From: Jet Propulsion Laboratory
Posted: Wednesday, March 14, 2012
The most recent spacecraft tracking and telemetry data were collected March 7 using the Deep Space Network's 34 meter Beam-Waveguide Station 25 at Goldstone in the California desert. The Cassini spacecraft is in an excellent state of health. All subsystems are operating normally except for the issues being worked with the Cassini Plasma Spectrometer and the Ultrastable Oscillator. Information on the present position and speed of the Cassini spacecraft may be found on the "Present Position" page at: http://saturn.jpl.nasa.gov/mission/presentposition/ .
Twice this week, Cassini rotated to point its Imaging Science Subsystem (ISS), Composite Infrared Spectrometer (CIRS), and Visual and Infrared Mapping Spectrometer (VIMS) telescopes toward Saturn's largest satellite for more Titan Monitoring Campaign observations. At other times, the instruments were pointed toward Saturn for the Ultraviolet Imaging Spectrograph (UVIS) and ISS to measure and monitor the planet's aurorae.
Wednesday, Feb. 29 (DOY 060)
UVIS surveyed the abundance of interplanetary hydrogen by remote sensing from 2.4 million kilometers above Saturn.
Commands were sent to the spacecraft to do a "live" update of the running Inertial Vector Propagator. This ensures best instrument pointing for an observation of Saturn's large icy satellite Rhea next week.
Thursday, March 1 (DOY 061)
Apoapsis passage early today (Universal Time) marked the start of Cassini's 162nd orbit of Saturn. Having slowed to 5,463 kilometers per hour relative to the planet, the spacecraft begins its nine-day plunge, still in the equatorial plane, gathering speed on its arc back toward Saturn.
Friday, March 2 (DOY 062)
The Cosmic Dust Analyzer made direct measurements of interstellar dust particles as they interacted with the instrument. ISS carried out an 18-hour observation of the outer irregular satellite Thrymr to measure the rotational phase curve.

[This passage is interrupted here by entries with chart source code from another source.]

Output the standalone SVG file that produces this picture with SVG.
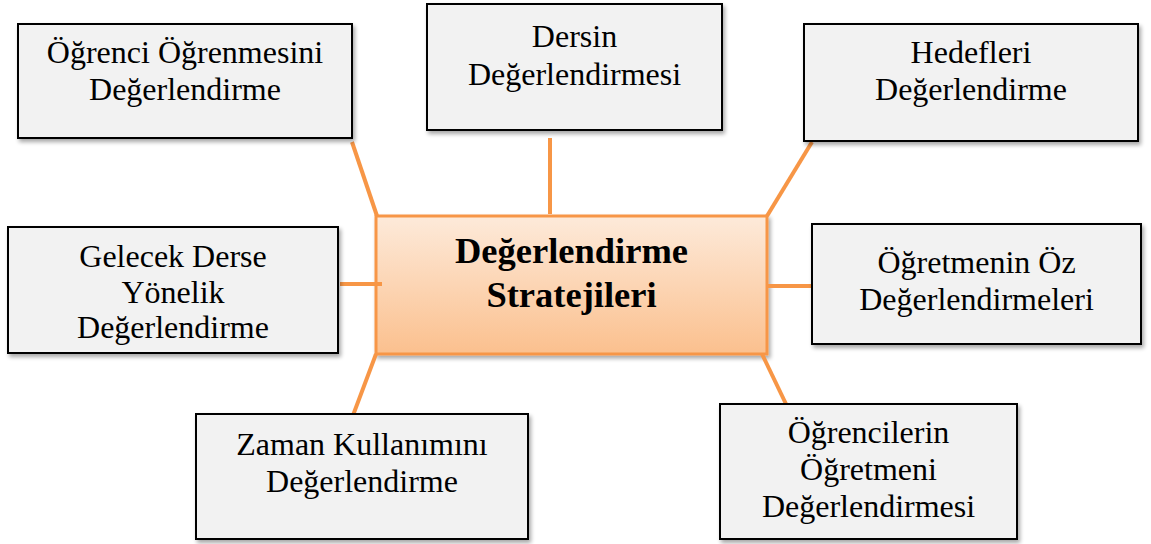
<svg xmlns="http://www.w3.org/2000/svg" width="1151" height="544" viewBox="0 0 1151 544">
  <style>
    .box { fill: #F2F2F2; stroke: #000000; stroke-width: 2; filter: url(#shadow); }
    .hub { fill: url(#hubFill); stroke: #F79646; stroke-width: 3; filter: url(#shadow); }
    .lbl { font-family: "Liberation Serif", "Times New Roman", serif; font-size: 32px; fill: #000000; text-anchor: middle; }
    .hubLbl { font-family: "Liberation Serif", "Times New Roman", serif; font-size: 36.5px; font-weight: bold; fill: #000000; text-anchor: middle; }
    .link { stroke: #F79646; stroke-width: 4; fill: none; }
  </style>
  <defs>
    <linearGradient id="hubFill" x1="0" y1="0" x2="0" y2="1">
      <stop offset="0" stop-color="#FDEADA"/>
      <stop offset="1" stop-color="#FBC08E"/>
    </linearGradient>
    <filter id="shadow" x="-10%" y="-10%" width="125%" height="130%">
      <feGaussianBlur in="SourceAlpha" stdDeviation="2"/>
      <feOffset dx="2" dy="3" result="blur"/>
      <feComponentTransfer><feFuncA type="linear" slope="0.35"/></feComponentTransfer>
      <feMerge><feMergeNode/><feMergeNode in="SourceGraphic"/></feMerge>
    </filter>
  </defs>
  <rect width="1151" height="544" fill="#FFFFFF"/>

  <g id="hub">
    <rect class="hub" x="376" y="216" width="391" height="138"/>
    <text class="hubLbl" x="571.5" y="263">Değerlendirme</text>
    <text class="hubLbl" x="571.5" y="307">Stratejileri</text>
  </g>

  <!-- spokes from the hub to each strategy -->
  <g id="connectors">
    <line class="link" x1="352" y1="142" x2="377" y2="216"/>
    <line class="link" x1="550" y1="138" x2="550" y2="214"/>
    <line class="link" x1="812" y1="142" x2="767" y2="216"/>
    <line class="link" x1="340" y1="284" x2="382" y2="284"/>
    <line class="link" x1="767" y1="286" x2="812" y2="286"/>
    <line class="link" x1="376" y1="354" x2="352" y2="418"/>
    <line class="link" x1="762" y1="354" x2="786" y2="404"/>
  </g>

  <g id="ogrenci-ogrenmesi">
    <rect class="box" x="18" y="24" width="334" height="114"/>
    <text class="lbl" x="185" y="63">Öğrenci Öğrenmesini</text>
    <text class="lbl" x="185" y="100">Değerlendirme</text>
  </g>

  <g id="dersin">
    <rect class="box" x="427" y="4" width="295" height="126"/>
    <text class="lbl" x="574.5" y="47">Dersin</text>
    <text class="lbl" x="574.5" y="85">Değerlendirmesi</text>
  </g>

  <g id="hedefleri">
    <rect class="box" x="804" y="24" width="334" height="117"/>
    <text class="lbl" x="971" y="63">Hedefleri</text>
    <text class="lbl" x="971" y="100">Değerlendirme</text>
  </g>

  <g id="gelecek-ders">
    <rect class="box" x="8" y="227" width="330" height="126"/>
    <text class="lbl" x="173" y="267">Gelecek Derse</text>
    <text class="lbl" x="173" y="303">Yönelik</text>
    <text class="lbl" x="173" y="338">Değerlendirme</text>
  </g>

  <g id="ogretmen-oz">
    <rect class="box" x="812" y="224" width="329" height="120"/>
    <text class="lbl" x="976.5" y="273">Öğretmenin Öz</text>
    <text class="lbl" x="976.5" y="310">Değerlendirmeleri</text>
  </g>

  <g id="zaman">
    <rect class="box" x="196" y="414" width="332" height="125"/>
    <text class="lbl" x="362" y="455">Zaman Kullanımını</text>
    <text class="lbl" x="362" y="492">Değerlendirme</text>
  </g>

  <g id="ogrenciler-ogretmeni">
    <rect class="box" x="720" y="404" width="297" height="135"/>
    <text class="lbl" x="868.5" y="443">Öğrencilerin</text>
    <text class="lbl" x="868.5" y="480">Öğretmeni</text>
    <text class="lbl" x="868.5" y="517">Değerlendirmesi</text>
  </g>
</svg>
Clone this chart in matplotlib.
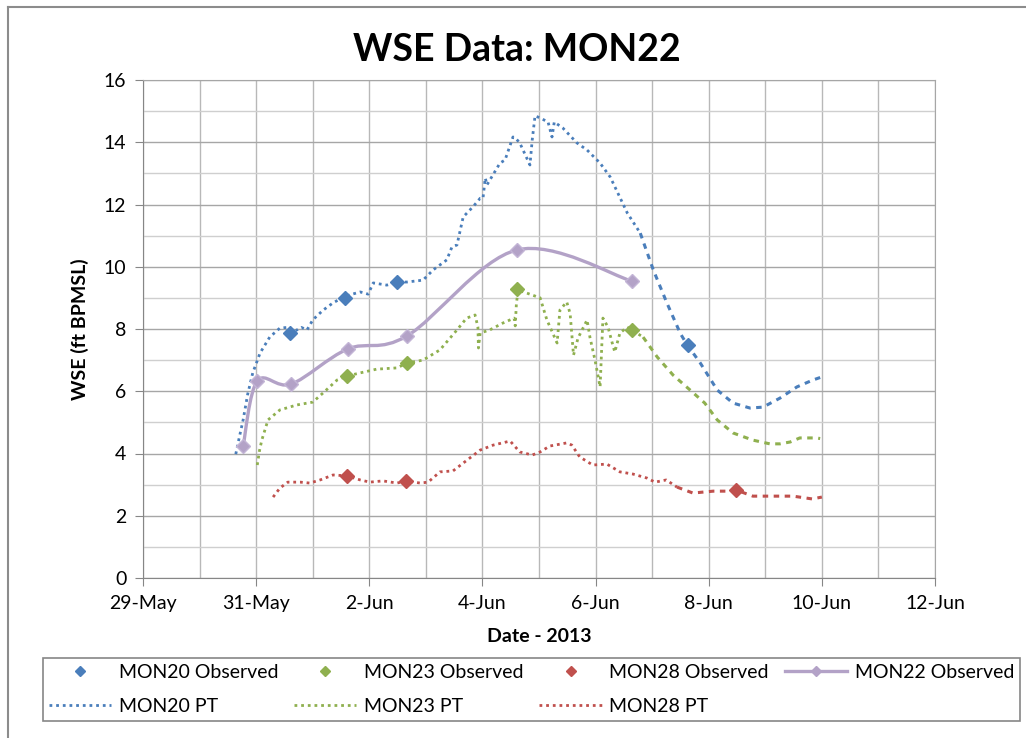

The feature "Cassini Detects Hint of Fresh Air at Dione" was posted online: http://saturn.jpl.nasa.gov/news/cassinifeatures/feature20120302/
The Attitude and Articulation Control Subsystem executed a Reaction Wheel Y-Bias maneuver to adjust wheel speeds while Cassini was off Earth point.
Saturday, March 3 (DOY 063)
The spacecraft rolled about its Z axis to perform a Magnetometer (MAG) calibration. There is an animation of a typical MAG roll here: http://1.usa.gov/xlYR7U .
Sunday, March 4 (DOY 064)
Still some 2.2 million kilometers from Saturn, UVIS again surveyed the hydrogen in interplanetary space.
Cassini rolled for several hours to perform another MAG calibration, this time keeping its High-Gain Antenna dish trained on Earth to maintain two-way communications.
Commands for Orbit Trim Maneuver 312 were uplinked to the spacecraft using Deep Space Station 14 at Goldstone, California. The maneuver will execute March 9, but was uplinked early as a precaution; there would be a heavy delta-V cost if it were delayed.
Monday, March 5 (DOY 065)
Commands for the Cassini Plasma Spectrometer (CAPS) are still being issued from the S72 background sequence that is running, but since the instrument is turned off, there are no results. Pending the outcome of a review next week, it may be possible to turn CAPS back on before the sequence ends.
Tuesday, March 6 (DOY 066)
Cassini passed 717,800 kilometers from Titan on its way inbound toward Saturn; this occurred during a Deep Space Network tracking pass.